Raisons de détester l’Eurokom-28 : la conception de la démocratie comme marché, ou la démocratie à l’encan.


Europe et Eurokom

Dans un de mes précédents blogs, je m’enflammais sur les propos de Macron à Epinal sur « l’Europe qui nous a donné la Paix ». Face aux politiciens truqueurs qui sciemment mélangent l’Europe, réalité géographique, historique, culturelle et la Communauté européenne et ses institutions (notamment la Commission européenne), vouées uniquement à construire un grand marché selon le dogme d’une véritable secte libérale, je propose donc de différencier l’Europe réelle des peuples et des nations et l’Eurokom, les institutions de la Communauté Européenne.
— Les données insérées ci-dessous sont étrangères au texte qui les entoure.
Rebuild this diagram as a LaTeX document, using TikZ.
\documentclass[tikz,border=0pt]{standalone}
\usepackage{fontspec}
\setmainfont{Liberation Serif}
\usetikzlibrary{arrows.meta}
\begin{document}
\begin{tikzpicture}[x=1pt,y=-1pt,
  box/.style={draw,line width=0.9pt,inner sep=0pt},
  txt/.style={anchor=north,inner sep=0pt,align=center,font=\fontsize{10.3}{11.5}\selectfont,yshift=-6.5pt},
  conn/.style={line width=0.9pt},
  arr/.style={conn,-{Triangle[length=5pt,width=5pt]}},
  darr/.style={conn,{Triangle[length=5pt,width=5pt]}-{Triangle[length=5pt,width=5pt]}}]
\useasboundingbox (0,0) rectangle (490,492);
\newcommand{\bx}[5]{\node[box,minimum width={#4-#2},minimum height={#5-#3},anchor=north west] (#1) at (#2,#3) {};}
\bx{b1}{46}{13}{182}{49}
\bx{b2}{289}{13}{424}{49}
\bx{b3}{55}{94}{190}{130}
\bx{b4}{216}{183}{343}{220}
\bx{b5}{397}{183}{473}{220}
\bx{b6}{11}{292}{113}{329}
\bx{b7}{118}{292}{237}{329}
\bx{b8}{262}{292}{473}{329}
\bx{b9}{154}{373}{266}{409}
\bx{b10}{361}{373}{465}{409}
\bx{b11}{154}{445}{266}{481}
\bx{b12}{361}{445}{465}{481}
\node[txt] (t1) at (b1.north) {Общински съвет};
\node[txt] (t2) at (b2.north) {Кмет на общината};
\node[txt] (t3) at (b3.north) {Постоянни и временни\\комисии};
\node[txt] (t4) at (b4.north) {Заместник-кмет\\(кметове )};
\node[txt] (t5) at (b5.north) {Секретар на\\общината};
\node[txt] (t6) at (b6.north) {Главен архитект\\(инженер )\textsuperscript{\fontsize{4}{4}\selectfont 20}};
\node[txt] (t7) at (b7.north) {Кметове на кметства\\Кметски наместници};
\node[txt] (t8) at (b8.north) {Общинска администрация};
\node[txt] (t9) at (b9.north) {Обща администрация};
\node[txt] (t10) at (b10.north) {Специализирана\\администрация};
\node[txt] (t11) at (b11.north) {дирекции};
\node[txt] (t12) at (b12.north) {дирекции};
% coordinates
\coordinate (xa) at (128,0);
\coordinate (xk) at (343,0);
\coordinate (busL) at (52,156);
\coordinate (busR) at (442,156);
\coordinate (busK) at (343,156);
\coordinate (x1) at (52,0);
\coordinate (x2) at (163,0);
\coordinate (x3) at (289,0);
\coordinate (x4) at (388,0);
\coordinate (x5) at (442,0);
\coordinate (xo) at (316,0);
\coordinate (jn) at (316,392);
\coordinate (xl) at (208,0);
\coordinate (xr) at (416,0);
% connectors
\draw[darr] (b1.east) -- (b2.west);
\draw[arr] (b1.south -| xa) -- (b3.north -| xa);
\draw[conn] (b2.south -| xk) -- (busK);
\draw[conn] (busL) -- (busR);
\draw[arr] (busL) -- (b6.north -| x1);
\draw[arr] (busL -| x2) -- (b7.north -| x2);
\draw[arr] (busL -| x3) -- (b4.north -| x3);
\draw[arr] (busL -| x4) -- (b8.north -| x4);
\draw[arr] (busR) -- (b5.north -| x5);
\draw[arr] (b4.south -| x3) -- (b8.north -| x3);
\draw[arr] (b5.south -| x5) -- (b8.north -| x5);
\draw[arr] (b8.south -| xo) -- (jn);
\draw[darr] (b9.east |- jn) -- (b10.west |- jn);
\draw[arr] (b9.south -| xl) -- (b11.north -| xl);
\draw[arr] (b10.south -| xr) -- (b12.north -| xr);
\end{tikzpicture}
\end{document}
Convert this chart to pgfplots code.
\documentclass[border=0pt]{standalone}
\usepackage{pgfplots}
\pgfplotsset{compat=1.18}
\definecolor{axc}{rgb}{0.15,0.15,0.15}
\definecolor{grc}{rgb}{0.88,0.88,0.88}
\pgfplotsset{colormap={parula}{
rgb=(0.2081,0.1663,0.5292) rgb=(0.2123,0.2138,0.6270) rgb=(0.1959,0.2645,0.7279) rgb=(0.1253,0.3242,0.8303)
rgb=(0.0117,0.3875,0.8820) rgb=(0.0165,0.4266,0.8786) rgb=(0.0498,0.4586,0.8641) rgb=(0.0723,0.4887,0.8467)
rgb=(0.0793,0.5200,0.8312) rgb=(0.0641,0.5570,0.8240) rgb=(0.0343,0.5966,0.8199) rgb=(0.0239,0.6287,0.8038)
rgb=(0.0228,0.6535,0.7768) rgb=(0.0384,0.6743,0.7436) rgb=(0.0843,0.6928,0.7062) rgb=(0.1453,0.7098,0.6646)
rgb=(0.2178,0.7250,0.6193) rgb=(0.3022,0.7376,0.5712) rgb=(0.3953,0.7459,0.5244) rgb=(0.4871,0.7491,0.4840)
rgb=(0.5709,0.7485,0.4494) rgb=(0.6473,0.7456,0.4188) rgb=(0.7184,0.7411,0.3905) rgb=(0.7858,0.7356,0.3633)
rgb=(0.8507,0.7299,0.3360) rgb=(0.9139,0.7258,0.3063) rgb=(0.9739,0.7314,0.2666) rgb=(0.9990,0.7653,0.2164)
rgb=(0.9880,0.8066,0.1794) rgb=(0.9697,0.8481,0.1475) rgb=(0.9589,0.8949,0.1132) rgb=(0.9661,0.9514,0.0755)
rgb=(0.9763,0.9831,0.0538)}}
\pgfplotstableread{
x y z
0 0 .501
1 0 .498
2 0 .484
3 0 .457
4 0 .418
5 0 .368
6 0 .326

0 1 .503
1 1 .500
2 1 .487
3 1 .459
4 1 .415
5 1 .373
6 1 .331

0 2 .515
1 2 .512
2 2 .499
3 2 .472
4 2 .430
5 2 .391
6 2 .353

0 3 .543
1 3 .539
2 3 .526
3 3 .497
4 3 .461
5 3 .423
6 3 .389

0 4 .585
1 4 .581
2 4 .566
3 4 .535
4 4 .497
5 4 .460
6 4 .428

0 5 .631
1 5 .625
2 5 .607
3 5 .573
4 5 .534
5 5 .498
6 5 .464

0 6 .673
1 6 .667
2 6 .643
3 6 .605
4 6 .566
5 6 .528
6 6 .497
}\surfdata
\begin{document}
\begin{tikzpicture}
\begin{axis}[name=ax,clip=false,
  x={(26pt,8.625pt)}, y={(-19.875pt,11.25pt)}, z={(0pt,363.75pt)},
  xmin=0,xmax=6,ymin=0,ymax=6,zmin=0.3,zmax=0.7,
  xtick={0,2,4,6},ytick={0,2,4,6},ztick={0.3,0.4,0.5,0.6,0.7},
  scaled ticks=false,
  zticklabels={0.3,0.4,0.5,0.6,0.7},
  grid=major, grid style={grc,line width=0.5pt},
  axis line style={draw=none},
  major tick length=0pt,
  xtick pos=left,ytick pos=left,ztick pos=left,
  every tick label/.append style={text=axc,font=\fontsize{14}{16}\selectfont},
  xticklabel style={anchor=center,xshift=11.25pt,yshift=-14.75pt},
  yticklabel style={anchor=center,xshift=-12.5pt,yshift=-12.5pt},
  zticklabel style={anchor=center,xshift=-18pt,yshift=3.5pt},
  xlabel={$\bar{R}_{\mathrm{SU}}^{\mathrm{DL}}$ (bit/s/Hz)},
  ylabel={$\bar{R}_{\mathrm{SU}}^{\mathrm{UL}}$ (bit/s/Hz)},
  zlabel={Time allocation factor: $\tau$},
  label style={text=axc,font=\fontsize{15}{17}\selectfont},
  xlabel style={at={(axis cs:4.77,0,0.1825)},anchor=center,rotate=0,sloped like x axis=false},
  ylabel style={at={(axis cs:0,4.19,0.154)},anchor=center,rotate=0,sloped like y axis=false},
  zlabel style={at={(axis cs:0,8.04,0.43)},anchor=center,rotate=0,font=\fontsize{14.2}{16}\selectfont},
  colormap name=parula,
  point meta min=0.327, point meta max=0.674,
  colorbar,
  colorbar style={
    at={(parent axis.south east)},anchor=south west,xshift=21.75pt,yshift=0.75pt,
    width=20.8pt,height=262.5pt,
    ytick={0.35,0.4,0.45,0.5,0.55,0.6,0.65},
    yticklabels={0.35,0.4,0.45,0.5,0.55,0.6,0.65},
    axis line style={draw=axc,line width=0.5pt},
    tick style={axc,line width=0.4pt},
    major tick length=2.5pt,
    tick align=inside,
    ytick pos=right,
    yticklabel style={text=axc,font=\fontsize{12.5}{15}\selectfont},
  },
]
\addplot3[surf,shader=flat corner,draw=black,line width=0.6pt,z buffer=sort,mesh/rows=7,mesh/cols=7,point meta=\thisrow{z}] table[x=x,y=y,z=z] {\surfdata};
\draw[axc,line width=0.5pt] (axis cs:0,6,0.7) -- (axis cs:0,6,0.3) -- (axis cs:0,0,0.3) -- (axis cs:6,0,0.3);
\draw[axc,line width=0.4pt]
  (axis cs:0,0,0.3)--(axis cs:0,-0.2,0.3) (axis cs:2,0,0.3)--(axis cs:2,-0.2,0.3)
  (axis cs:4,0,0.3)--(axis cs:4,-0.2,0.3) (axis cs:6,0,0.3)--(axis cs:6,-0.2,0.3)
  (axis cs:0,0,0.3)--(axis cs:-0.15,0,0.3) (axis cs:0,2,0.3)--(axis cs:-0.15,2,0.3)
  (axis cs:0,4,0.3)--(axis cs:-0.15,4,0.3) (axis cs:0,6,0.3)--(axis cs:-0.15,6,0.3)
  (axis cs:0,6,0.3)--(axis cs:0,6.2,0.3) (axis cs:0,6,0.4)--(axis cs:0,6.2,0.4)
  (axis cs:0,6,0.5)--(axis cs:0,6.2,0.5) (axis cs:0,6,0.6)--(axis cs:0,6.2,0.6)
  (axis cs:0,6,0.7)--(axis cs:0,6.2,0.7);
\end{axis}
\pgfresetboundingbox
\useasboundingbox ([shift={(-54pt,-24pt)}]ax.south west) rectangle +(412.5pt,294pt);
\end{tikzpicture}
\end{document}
N.B. : l’essentiel de ce blog est une transcription des dernières leçons du cours de 2017 d’Alain Supiot au Collège de France ( Figures juridiques de la démocratie). Elle peut être par moment infidèle, il ne partagerait pas peut-être pas l’utilisation que j’en propose pour combattre les institutions actuelles de l’Union Européenne. Si vous vous intéressez à ces sujets, écoutez, lisez Alain Supiot, il est incontournable et passionnant !

Une évolution inquiétante du droit européen ! la mise à l’encan des services publics.

Le droit européen a écarté toutes ces distinctions que le droit national peut établir entre sphère publique ou sphère privée, à but lucratif ou désintéressé : toute entité exerçant une activité économique, en dehors du statut juridique de cette entité ou de son mode de financement (arrêt Höfner) en fait, toute activité qui peut être assurée par une entité privée, quand bien même elle serait en droit national qualifié de service public ou d’activité à but non lucratif  est une entreprise.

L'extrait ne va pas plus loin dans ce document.